Kevin O'Day created a nifty little dance for four performers called, appropriately enough, Quartet for IV (and sometimes one, two or three ). Every move in this piece is clean and simple and freely moving. PAB's quartet of Dede Barfield, Christine Cox, David Krensing and Meredith Rainey brought joyful ease to the big loopy swinging moves, and savored the odd quirky bits, like Barfield curling up on Krensing's knee like a fragile bird needing protection. Barfield often gets mentally pigeonholed as a white tutu ballerina, but she moved beautifully in this modern dance.
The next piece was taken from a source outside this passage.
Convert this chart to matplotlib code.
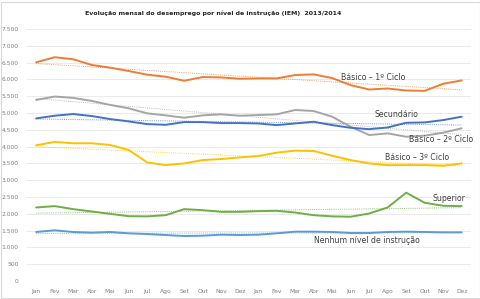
import matplotlib.pyplot as plt
import numpy as np
from matplotlib.patches import Rectangle
from matplotlib.ticker import FuncFormatter

months = ['Jan', 'Fev', 'Mar', 'Abr', 'Mai', 'Jun', 'Jul', 'Ago', 'Set', 'Out', 'Nov', 'Dez'] * 2

basico1 = [6510, 6660, 6600, 6430, 6350, 6250, 6140, 6080, 5960, 6070, 6060, 6020,
           6030, 6030, 6130, 6150, 6040, 5830, 5700, 5730, 5670, 5660, 5870, 5970]
basico2 = [5390, 5490, 5450, 5360, 5240, 5140, 4990, 4930, 4860, 4930, 4960, 4920,
           4940, 4960, 5090, 5060, 4890, 4590, 4345, 4395, 4295, 4325, 4415, 4545]
secundario = [4840, 4920, 4970, 4910, 4820, 4750, 4670, 4650, 4730, 4730, 4700, 4700,
              4690, 4640, 4690, 4740, 4640, 4560, 4520, 4570, 4710, 4720, 4790, 4890]
basico3 = [4040, 4140, 4100, 4100, 4050, 3900, 3530, 3450, 3500, 3600, 3630, 3680,
           3720, 3820, 3880, 3870, 3730, 3600, 3500, 3450, 3450, 3450, 3430, 3500]
superior = [2190, 2230, 2140, 2070, 2000, 1930, 1925, 1960, 2140, 2110, 2060, 2060,
            2080, 2090, 2040, 1960, 1925, 1915, 2010, 2190, 2630, 2330, 2240, 2230]
nenhum = [1460, 1510, 1460, 1440, 1460, 1420, 1400, 1370, 1340, 1350, 1380, 1370,
          1380, 1420, 1470, 1470, 1460, 1430, 1430, 1460, 1470, 1460, 1450, 1450]

series = [
    ('Básico – 1º Ciclo', basico1, '#ED7D31', (18.2, 6060)),
    ('Básico – 2º Ciclo', basico2, '#A5A5A5', (21.9, 4200)),
    ('Secundário', secundario, '#4472C4', (19.5, 4950)),
    ('Básico – 3º Ciclo', basico3, '#FFC000', (20.6, 3670)),
    ('Superior', superior, '#70AD47', (22.3, 2470)),
    ('Nenhum nível de instrução', nenhum, '#5B9BD5', (17.9, 1210)),
]

fig = plt.figure(figsize=(4.81, 2.99), dpi=100)
ax = fig.add_axes([0.056, 0.06, 0.923, 0.843])

x = np.arange(len(months))
for name, vals, color, (tx, ty) in series:
    ax.plot(x, vals, color=color, lw=1.4, solid_capstyle='round', zorder=3)
    # linear trendline, as in the original Excel chart
    k, b = np.polyfit(x, vals, 1)
    ax.plot(x, k * x + b, color=color, lw=0.7, ls=(0, (1, 1.2)), alpha=0.75, zorder=2)
    ax.text(tx, ty, name, fontsize=5.6, color='#404040', ha='center', va='center', zorder=4)

ax.set_xlim(-0.5, 23.5)
ax.set_ylim(0, 7500)
ax.set_yticks(np.arange(0, 7501, 500))
ax.yaxis.set_major_formatter(FuncFormatter(lambda v, p: f'{int(v):,}'.replace(',', '.')))
ax.set_xticks(x)
ax.set_xticklabels(months)
ax.tick_params(labelsize=4.3, colors='#7f7f7f', length=0, pad=6)
ax.grid(axis='y', color='#e6e6e6', lw=0.6)
ax.set_axisbelow(True)
for s in ax.spines.values():
    s.set_visible(False)
ax.axhline(0, color='#d9d9d9', lw=0.6)

fig.text(0.444, 0.957, 'Evolução mensal do desemprego por nível de instrução (IEM)  2013/2014',
         fontsize=4.5, fontweight='bold', color='#262626', ha='center', va='center')

fig.patches.append(Rectangle((0.002, 0.004), 0.996, 0.99, transform=fig.transFigure,
                             fill=False, edgecolor='#d9d9d9', lw=0.8))

fig.savefig('out.png', dpi=100)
What happened to Jaybird Lounge? This dance was created for Pennsylvania Ballet two years ago by San Francisco Ballet's Val Caniparoli. When the dance premiered, it was a knockout and got standing ovations. What was the dance that PAB presented last weekend masquerading under the same title? The brilliant Uri Caine's musical deconstruction of Bach sounded weak, the stage was so dark most of the time it was hard to see the dancers. The sense of zip, excitement and physical challenge was gone. In fact, some of the really fancy virtuoso stuff was either absent or performed in the dark and not seen. Bring back the real Jaybird please. As the person behind me said, "What was that?"